C'est rigolo la nature. Nous autres êtres humains, dans un monde où l'union des êtres se fait d'un consentement libre et éclairé, devons nous plaire. Dans tout le règne animal et pour ce que j'en sais chez les insectes aussi. Femelles et mâles doivent séduire en se pavanant, en se battant parfois, en chantant, miaulant, rugissant, selon des codes esthétiques, olfactifs voire énergétiques. La procréation se fait par un lien que l'on pourrait qualifier de "direct".
C'est rigolo la nature car les plantes elles, pour se reproduire, semblent devoir plaire non pas à un individu du sexe opposé mais à une espèce tierce. Un arbre ne doit pas plaire à un autre arbre : il faut que le nectar de ses fleurs fasse le bonheur d'une abeille, d'un pollinisateur quelconque, d'un lémurien sautant de fleurs en fleurs à se lécher les babines se délectant de sucrosité. N'existe-t'il pas, de notre point de vue, procédé plus précaire que de confier la survie de son espèce à une autre ? Pourtant le procédé a fait ses preuves.
Aujourd'hui je n'ai peut-être pas à me languir que des abeilles viennent butiner les fleurs de mes jeunes pousses car ce matin nos terres furent recouvertes d'un voile blanc que l'on appelle "la neige". Les fleurs survivront-elles jusqu'au véritable printemps ? Des abeilles en reste-t'il seulement ? Peut-être hibernent-elles encore ? Ou bien sont-elles toutes mortes la saison dernière à encore sucer des néonicotinoïdes ?
Il existe aux États-Unis d'Amérique, chez ceux dont on dit qu'ils sont à l'avant-garde du monde, de vastes monocultures d'amandiers. Nul biodiversité se trouve là-bas. Le monde entier doit être conscient de ce qui suit : ces amandiers pour donner des fruits n'ont pas tant besoin d'une tierce espèce que d'une quatrième. Du fait des hommes, par là-bas, on transporte d'un bout à l'autre du pays des milliers de ruches dans des centaines de camions pour polliniser toutes les fleurs. C'est alors que l'on mesure la gravité de la chose. Que l'on mesure, dans notre système actuel, la fragilité de notre subsistance.

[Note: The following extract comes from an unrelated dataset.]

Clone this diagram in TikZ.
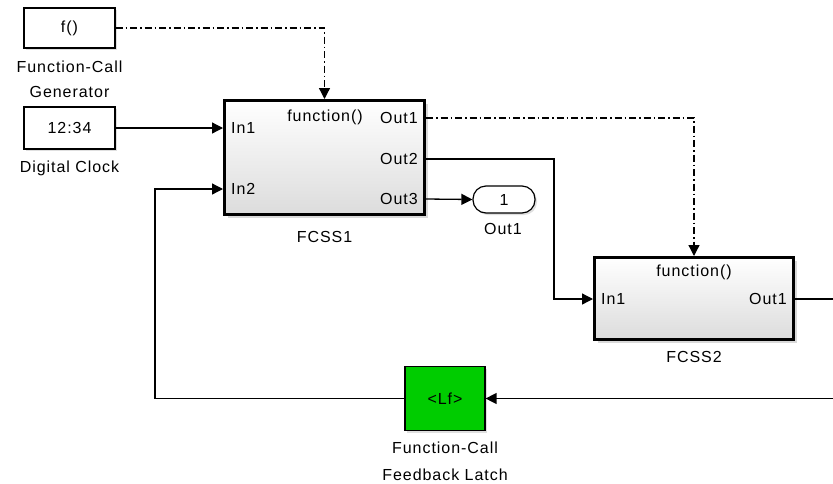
\documentclass[tikz,border=0pt]{standalone}
\usepackage{fontspec}
\setmainfont{Liberation Sans}[LetterSpace=6]
\usetikzlibrary{arrows.meta,positioning,calc,shadows}
\definecolor{latchGreen}{RGB}{0,204,0}
\definecolor{shadeGray}{RGB}{220,220,220}

\begin{document}
\begin{tikzpicture}[x=1pt,y=-1pt, font=\fontsize{16}{25}\selectfont,
    every node/.append style={inner sep=1.5pt},
    wire/.style={line width=1.3pt},
    sig/.style={wire, -{Triangle[length=11pt,width=11pt]}},
    trig/.style={sig, dash pattern=on 7pt off 3pt on 1.5pt off 3pt},
    blk/.style={draw, line width=1.2pt, fill=white, drop shadow={shadow xshift=2pt, shadow yshift=-2pt, opacity=0.25}},
    subsys/.style={draw, line width=3pt, top color=white, bottom color=shadeGray, drop shadow={shadow xshift=3pt, shadow yshift=-3pt, opacity=0.3}},
    port/.style={inner sep=2pt},
    lbl/.style={align=center}]
    \useasboundingbox (0,0) rectangle (833,483);
    \node[blk, minimum width=91pt, minimum height=40pt] (gen) at (69.5,28) {f()};
    \node[lbl] (genlbl) at (69.5,79) {Function-Call\\Generator};
    \node[blk, minimum width=91pt, minimum height=42pt] (clock) at (69.5,128) {12:34};
    \node (clocklbl) at (69.5,168) {Digital Clock};
    \node[subsys, minimum width=200pt, minimum height=114pt] (s1) at (324.5,157.5) {};
    \node[port, anchor=west] (s1in1) at (229,128) {In1};
    \node[port, anchor=west] (s1in2) at (229,189) {In2};
    \node[port] (s1fn) at (325,117) {function()};
    \node[port, anchor=east] (s1out1) at (420,118) {Out1};
    \node[port, anchor=east] (s1out2) at (420,159) {Out2};
    \node[port, anchor=east] (s1out3) at (420,199) {Out3};
    \node (s1lbl) at (324.5,237) {FCSS1};
    \node[blk, rounded corners=13pt, minimum width=62pt, minimum height=27pt] (out) at (504,199.5) {1};
    \node (outlbl) at (503,229) {Out1};
    \node[subsys, minimum width=199pt, minimum height=82pt] (s2) at (694,298.5) {};
    \node[port] (s2fn) at (694,272) {function()};
    \node[port, anchor=west] (s2in1) at (599,299) {In1};
    \node[port, anchor=east] (s2out1) at (789,299) {Out1};
    \node (s2lbl) at (694,357) {FCSS2};
    \node[blk, fill=latchGreen, minimum width=80pt, minimum height=64pt] (latch) at (445,398.5) {<Lf>};
    \node[lbl, font=\fontsize{16}{27}\selectfont] (latchlbl) at (445,461.5) {Function-Call\\Feedback Latch};
    \coordinate (bend) at (554,230);
    \coordinate (fbx) at (155,300);
    \coordinate (rimA) at (836,299);
    \coordinate (rimB) at (836,398.5);
    \draw[trig] (gen.east) -| (s1.north);
    \draw[sig] (clock.east) -- (s1.west |- s1in1);
    \draw[trig] (s1.east |- s1out1) -| (s2.north);
    \draw[sig] (s1.east |- s1out2) -| (bend) |- (s2.west |- s2in1);
    \draw[sig] (s1.east |- s1out3) -- (out.west);
    \draw[wire] (s2.east |- s2out1) -- (rimA);
    \draw[sig] (rimB) -- (latch.east);
    \draw[sig] (latch.west) -| (fbx) |- (s1.west |- s1in2);
\end{tikzpicture}
\end{document}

Ainsi si j'étais Catherine de Médicis et que j'avais à écrire une lettre à Monsieur mon fils voici ce que je lui dirai : tout gestionnaire d'un État qu'il soit homme ou femme seul.e, ou le peuple souverain, voulant assurer la subsistance alimentaire de son peuple, devra en arriver à considérer la moindre ruche comme son bien le plus précieux. C'est une nouvelle donne stratégique pour les États.
Mais peut-être qu'aucune abeille ne pourra butiner les fleurs des jeunes pousses qui auront gelé. Et peut-être que cet été notre subsistance viendra des vieux arbres qui, fort de leur expérience, n'auront pas fleuri trop vite.